Berani Bergabung dengan Sektor Pengetahuan
Pada 2010, SurveyMETER memberanikan diri mengajukan proposal untuk menjadi mitra program Knowledge Sector (KS) yang dikelola The Asia Foundation (TAF). Ini adalah sebuah program penguatan kapasitas lembaga untuk berkontribusi dalam pembuatan kebijakan. Sebelum menyusun proposal, sebagai pelopor, Bondan Sikoki melontarkan dua pilihan kepada rekan-rekannya: mau berubah atau tetap nyaman kondisi saat itu.
Mereka berani bergabung dengan KS karena sadar setelah 8 tahun berdiri masih memiliki kekurangan dalam tata kelola organisasi, kapasitas peneliti, berjejaring, serta persaingan dari lembaga luar. “Selama itu kami seperti katak dalam tempurung, menjalankan penelitian dari mitra dengan berkomitmen pada kualitas data berkualitas. Tidak pernah berpikir tentang tetangga apalagi berkeinginan mempengaruhi kebijakan negara,” cerita Edy Purwanto, salah satu peneliti senior.

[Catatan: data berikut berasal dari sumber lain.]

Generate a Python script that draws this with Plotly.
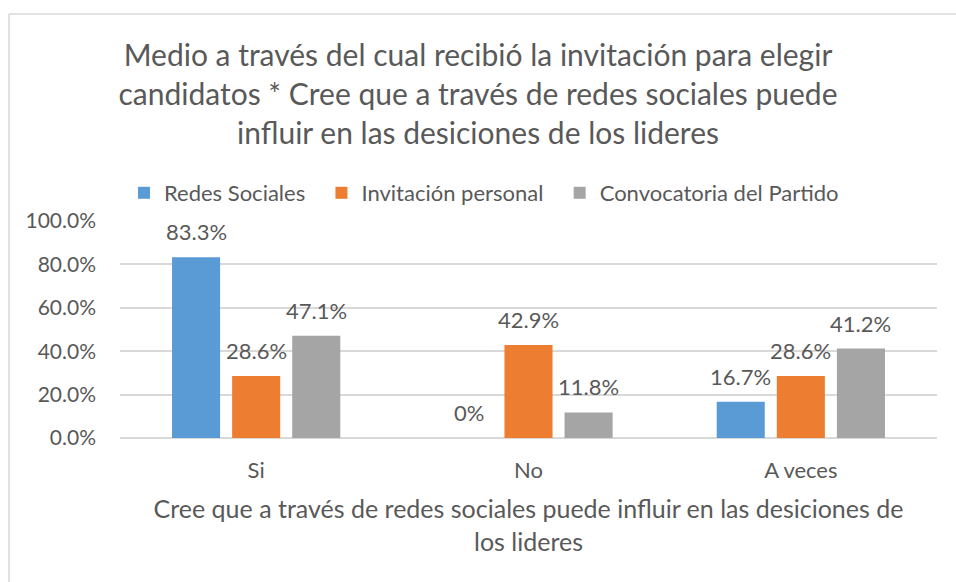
import plotly.graph_objects as go

# Categories and series
categories = ["Si", "No", "A veces"]
redes_sociales = [0.833, 0.0, 0.167]
invitacion_personal = [0.286, 0.429, 0.286]
convocatoria_partido = [0.471, 0.118, 0.412]

series_names = ["Redes Sociales", "Invitación personal", "Convocatoria del Partido"]
series_colors = ["#5b9bd5", "#ed7d31", "#a5a5a5"]

text_color = "#595959"
grid_color = "#d9d9d9"
font_family = "Lato, Calibri, sans-serif"

W, H = 956, 582
L, R, T, B = 120, 19, 221, 144
pw, ph = W - L - R, H - T - B


def pct_label(v):
    return "0%" if v == 0 else f"{v * 100:.1f}%"


fig = go.Figure()
annotations = []
all_series = [redes_sociales, invitacion_personal, convocatoria_partido]
for i, (name, vals, col) in enumerate(zip(series_names, all_series, series_colors)):
    fig.add_trace(go.Bar(
        name=name + "\u00a0" * 2,
        x=categories,
        y=vals,
        marker=dict(color=col, line=dict(width=0)),
    ))
    # value labels above each bar
    for cat, v in zip(categories, vals):
        annotations.append(dict(
            x=cat, y=v, xref="x", yref="y",
            xshift=(i - 1) * 60, yshift=10,
            yanchor="bottom", showarrow=False,
            text=pct_label(v),
            font=dict(size=22, color=text_color, family=font_family),
        ))

# chart-area frame (only top and left edges are visible in the original)
x_left = (9 - L) / pw
y_top = (H - B - 14) / ph
frame = [
    dict(type="line", xref="paper", yref="paper",
         x0=x_left, x1=x_left, y0=(H - B - H - 20) / ph, y1=y_top,
         line=dict(color=grid_color, width=1.5), layer="below"),
    dict(type="line", xref="paper", yref="paper",
         x0=x_left, x1=(W + 20 - L) / pw, y0=y_top, y1=y_top,
         line=dict(color=grid_color, width=1.5), layer="below"),
]

fig.update_layout(
    width=W,
    height=H,
    margin=dict(l=L, r=R, t=T, b=B),
    paper_bgcolor="white",
    plot_bgcolor="white",
    font=dict(family=font_family, color=text_color, size=22),
    barmode="group",
    bargap=0.338,
    bargroupgap=0.2,
    title=dict(
        text="Medio a través del cual recibió la invitación para elegir<br>"
             "candidatos * Cree que a través de redes sociales puede<br>"
             "influir en las desiciones de los lideres",
        x=0.5, xref="container", xanchor="center",
        y=1 - 66 / H, yref="container", yanchor="middle",
        font=dict(size=30, color=text_color, family=font_family),
    ),
    legend=dict(
        orientation="h",
        x=(124 - L) / pw, xanchor="left",
        y=(H - B - 193) / ph, yanchor="middle",
        font=dict(size=22, color=text_color),
        traceorder="normal",
    ),
    showlegend=True,
    xaxis=dict(
        showgrid=False,
        showline=False,
        ticks="",
        tickfont=dict(size=22),
        ticklabelstandoff=17,
        title=dict(
            text="Cree que a través de redes sociales puede influir en las desiciones de<br>los lideres",
            font=dict(size=25),
            standoff=18,
        ),
    ),
    yaxis=dict(
        range=[0, 1],
        dtick=0.2,
        tickformat=".1%",
        showgrid=True,
        gridcolor=grid_color,
        gridwidth=1.5,
        zeroline=True,
        zerolinecolor=grid_color,
        zerolinewidth=1.5,
        showline=False,
        ticks="",
        ticklabelstandoff=23,
        tickfont=dict(size=21),
    ),
    annotations=annotations,
    shapes=frame,
)

# drop the default page margin so the 956x582 figure fills the window
fig.write_html(
    "out.html",
    config={"displayModeBar": False},
    post_script="document.body.style.margin='0';document.body.style.overflow='hidden';",
)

Di lain sisi SurveyMETER memiliki pandangan yang menjadi modal berharga yaitu data berkualitas sangat penting untuk kebijakan. Pandangan itu kemudian dipatri dalam visi “lembaga pengetahuan yang menginspirasi dan memperkuat kebijakan berbasis data penelitian”. Tetapi mereka sadar, mendorong digunakannya hasil survei untuk dasar kebijakan tidak mungkin bekerja sendirian.
Meski demikian, mereka tidak menyangka kalau menjadi bagian dari 7 mitra KS dengan menyisihkan ratusan lembaga. Ketika Sandra Hamid dan Lies Marcoes Natsir dari TAF menanyakan cita-cita ke depan, SurveyMETER menegaskan kembali untuk berkomitmen pada data berkualitas yang merupakan hulu dari kebijakan. “Karena paling bloon maka kami mengikuti apapun yang digariskan TAF. Kami ingat betul setiap kami akan meeting dengan lembaga lain, hal lain yang kami persiapkan adalah melawan rasa minder. Karena kami lihat program advokasi kebijakan mereka sudah di mana-mana. Sementara kami belum tahu apa-apa, tak tahu kancah,” kenang Bondan.
Mulai saat itu SurveyMETER dipaksa berubah seratus delapan puluh derajat. Serangkaian penataan organisasi dilakukan. Mulai dari melengkapi struktur dengan adanya direktur eksekutif, direktur riset, direktur pegembangan kapasitas, dan bagian-bagian; memfokuskan penelitian pada tiga isu: pendidikan, kesehatan, dan kebencanaan; mempercepat pembangunan kantor sendiri; menghidupkan website, sampai merancang ulang perpustakaan. Dalam proses ini mereka banyak belajar tentang rencana strategis organisasi, monitoring dan evaluasi, dan yang lainnya. Mereka juga membenahi sumber daya internal dengan memberikan beasiswa studi staf, mengikuti ragam pelatihan dan studi banding, serta merekrut staf baru.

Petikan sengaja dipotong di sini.